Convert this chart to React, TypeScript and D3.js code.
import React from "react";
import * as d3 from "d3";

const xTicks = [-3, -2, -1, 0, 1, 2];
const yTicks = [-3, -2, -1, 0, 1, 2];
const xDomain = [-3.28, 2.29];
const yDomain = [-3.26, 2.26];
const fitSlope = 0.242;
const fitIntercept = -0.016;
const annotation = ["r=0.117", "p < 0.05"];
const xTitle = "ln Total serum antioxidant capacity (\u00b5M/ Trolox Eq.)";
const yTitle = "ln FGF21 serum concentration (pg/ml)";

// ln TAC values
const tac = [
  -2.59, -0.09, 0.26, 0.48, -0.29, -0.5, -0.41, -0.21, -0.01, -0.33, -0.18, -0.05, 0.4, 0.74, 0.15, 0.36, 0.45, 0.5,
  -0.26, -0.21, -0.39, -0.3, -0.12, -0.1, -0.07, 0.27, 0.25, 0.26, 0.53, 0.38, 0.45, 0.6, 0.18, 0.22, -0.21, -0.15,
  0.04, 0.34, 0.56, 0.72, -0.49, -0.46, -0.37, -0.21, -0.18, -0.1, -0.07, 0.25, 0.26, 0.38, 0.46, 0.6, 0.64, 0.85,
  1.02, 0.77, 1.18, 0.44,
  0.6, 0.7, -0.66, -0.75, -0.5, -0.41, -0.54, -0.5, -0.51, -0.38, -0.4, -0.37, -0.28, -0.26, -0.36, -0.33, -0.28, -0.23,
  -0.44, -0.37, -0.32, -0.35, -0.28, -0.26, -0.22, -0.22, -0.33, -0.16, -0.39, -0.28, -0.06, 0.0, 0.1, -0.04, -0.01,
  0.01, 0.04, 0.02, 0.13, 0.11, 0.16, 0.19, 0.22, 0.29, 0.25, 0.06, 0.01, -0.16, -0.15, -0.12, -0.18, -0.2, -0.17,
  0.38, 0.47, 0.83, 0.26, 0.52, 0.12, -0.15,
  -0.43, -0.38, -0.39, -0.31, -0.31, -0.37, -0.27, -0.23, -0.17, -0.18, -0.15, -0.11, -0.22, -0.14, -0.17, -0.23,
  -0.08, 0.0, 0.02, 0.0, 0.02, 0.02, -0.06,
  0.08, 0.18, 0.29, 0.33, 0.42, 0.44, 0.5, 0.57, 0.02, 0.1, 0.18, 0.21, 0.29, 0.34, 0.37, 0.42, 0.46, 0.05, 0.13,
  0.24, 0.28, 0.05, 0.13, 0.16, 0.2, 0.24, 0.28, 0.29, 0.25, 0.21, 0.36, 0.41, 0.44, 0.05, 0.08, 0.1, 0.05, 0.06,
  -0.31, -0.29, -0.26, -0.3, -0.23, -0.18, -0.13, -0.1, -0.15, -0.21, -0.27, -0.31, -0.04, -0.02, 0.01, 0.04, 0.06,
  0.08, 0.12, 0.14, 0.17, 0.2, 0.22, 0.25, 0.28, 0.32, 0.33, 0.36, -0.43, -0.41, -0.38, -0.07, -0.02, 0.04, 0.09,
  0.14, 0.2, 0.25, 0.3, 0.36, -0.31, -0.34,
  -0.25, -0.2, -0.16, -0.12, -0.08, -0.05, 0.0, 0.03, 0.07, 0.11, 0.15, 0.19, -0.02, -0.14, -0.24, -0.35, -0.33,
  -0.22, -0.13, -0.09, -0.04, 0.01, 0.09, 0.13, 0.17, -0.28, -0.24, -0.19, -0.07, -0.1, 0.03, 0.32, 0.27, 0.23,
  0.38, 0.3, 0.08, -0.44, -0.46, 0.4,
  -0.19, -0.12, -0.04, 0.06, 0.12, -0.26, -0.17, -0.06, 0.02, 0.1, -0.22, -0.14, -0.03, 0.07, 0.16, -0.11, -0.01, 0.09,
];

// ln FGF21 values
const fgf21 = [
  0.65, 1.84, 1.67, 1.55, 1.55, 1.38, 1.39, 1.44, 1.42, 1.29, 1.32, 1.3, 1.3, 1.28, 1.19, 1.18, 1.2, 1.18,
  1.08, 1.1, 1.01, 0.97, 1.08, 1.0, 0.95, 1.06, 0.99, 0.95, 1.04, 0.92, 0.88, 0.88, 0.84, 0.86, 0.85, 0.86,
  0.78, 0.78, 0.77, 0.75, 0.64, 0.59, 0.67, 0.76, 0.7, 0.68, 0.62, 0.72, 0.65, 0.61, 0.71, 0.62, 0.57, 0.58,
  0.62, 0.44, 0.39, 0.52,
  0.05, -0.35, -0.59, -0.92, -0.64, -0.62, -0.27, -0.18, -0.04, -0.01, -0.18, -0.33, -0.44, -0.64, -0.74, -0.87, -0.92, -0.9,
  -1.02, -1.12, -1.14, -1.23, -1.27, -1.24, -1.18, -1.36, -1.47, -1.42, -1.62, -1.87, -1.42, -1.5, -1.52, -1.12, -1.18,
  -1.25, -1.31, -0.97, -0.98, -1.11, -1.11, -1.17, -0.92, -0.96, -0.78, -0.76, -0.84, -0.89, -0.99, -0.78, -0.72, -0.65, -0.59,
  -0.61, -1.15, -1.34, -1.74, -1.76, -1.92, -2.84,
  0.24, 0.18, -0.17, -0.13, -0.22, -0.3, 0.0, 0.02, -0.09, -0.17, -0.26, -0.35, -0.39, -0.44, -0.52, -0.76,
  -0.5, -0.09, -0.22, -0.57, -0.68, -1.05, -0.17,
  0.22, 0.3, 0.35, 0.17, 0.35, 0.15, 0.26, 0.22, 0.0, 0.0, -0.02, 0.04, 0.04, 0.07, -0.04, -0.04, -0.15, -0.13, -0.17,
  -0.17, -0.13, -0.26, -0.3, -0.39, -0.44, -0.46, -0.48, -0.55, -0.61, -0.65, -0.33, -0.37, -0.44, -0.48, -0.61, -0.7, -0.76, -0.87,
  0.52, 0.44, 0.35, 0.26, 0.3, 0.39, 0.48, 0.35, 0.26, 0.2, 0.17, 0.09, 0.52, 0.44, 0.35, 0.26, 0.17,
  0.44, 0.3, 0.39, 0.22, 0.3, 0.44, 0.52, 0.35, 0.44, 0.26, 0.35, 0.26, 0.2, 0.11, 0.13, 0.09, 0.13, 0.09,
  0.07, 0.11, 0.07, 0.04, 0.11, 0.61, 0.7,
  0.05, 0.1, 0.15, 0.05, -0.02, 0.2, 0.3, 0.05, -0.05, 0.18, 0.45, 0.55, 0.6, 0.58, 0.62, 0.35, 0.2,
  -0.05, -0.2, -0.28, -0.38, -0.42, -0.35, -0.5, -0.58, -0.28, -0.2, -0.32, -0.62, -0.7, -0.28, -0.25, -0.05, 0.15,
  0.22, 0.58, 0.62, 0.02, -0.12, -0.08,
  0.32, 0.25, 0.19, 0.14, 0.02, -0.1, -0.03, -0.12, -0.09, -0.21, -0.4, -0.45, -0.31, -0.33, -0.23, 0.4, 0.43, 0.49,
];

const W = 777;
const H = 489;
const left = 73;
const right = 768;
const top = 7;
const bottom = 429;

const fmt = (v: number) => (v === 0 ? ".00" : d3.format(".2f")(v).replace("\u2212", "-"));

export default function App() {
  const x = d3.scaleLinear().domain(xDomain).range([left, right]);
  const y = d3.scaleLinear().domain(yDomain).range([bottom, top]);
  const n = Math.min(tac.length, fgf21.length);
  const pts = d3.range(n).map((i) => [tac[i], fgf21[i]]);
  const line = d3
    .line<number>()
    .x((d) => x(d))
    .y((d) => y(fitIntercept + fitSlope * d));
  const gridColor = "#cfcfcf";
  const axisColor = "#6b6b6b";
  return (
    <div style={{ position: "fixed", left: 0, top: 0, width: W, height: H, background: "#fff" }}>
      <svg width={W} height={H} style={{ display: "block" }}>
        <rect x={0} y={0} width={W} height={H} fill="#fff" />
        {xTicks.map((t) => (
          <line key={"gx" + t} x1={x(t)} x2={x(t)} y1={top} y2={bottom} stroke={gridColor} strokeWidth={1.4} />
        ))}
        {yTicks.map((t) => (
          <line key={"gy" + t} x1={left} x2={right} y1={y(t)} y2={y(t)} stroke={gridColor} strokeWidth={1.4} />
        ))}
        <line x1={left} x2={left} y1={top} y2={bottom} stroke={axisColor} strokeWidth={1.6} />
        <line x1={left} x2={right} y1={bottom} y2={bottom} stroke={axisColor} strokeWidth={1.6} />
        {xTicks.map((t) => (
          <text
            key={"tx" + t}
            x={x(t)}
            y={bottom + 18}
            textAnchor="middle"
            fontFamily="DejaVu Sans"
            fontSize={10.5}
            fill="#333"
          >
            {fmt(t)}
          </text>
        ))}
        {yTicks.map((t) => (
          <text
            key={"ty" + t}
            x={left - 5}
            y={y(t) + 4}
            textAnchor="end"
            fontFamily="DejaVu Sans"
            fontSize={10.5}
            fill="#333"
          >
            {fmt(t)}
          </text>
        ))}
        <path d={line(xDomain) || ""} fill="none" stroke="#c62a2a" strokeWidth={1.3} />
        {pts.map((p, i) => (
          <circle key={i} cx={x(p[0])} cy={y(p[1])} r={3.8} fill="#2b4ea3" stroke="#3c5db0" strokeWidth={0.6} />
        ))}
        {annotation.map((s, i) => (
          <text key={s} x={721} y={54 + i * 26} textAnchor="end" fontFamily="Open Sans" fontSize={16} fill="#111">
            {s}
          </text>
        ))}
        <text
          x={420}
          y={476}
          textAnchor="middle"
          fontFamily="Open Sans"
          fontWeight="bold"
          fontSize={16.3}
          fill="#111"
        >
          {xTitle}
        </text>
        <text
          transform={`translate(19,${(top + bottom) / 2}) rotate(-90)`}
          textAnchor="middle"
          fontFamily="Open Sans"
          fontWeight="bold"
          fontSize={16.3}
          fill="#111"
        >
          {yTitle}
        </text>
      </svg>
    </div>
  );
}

========================================================================

WHAT IS ASKED: Print from the first line through the line that contains "import * as", please, including both, and leave out every line outside that stretch.

WRITTEN REPLY:
Convert this chart to React, TypeScript and D3.js code.
import React from "react";
import * as d3 from "d3";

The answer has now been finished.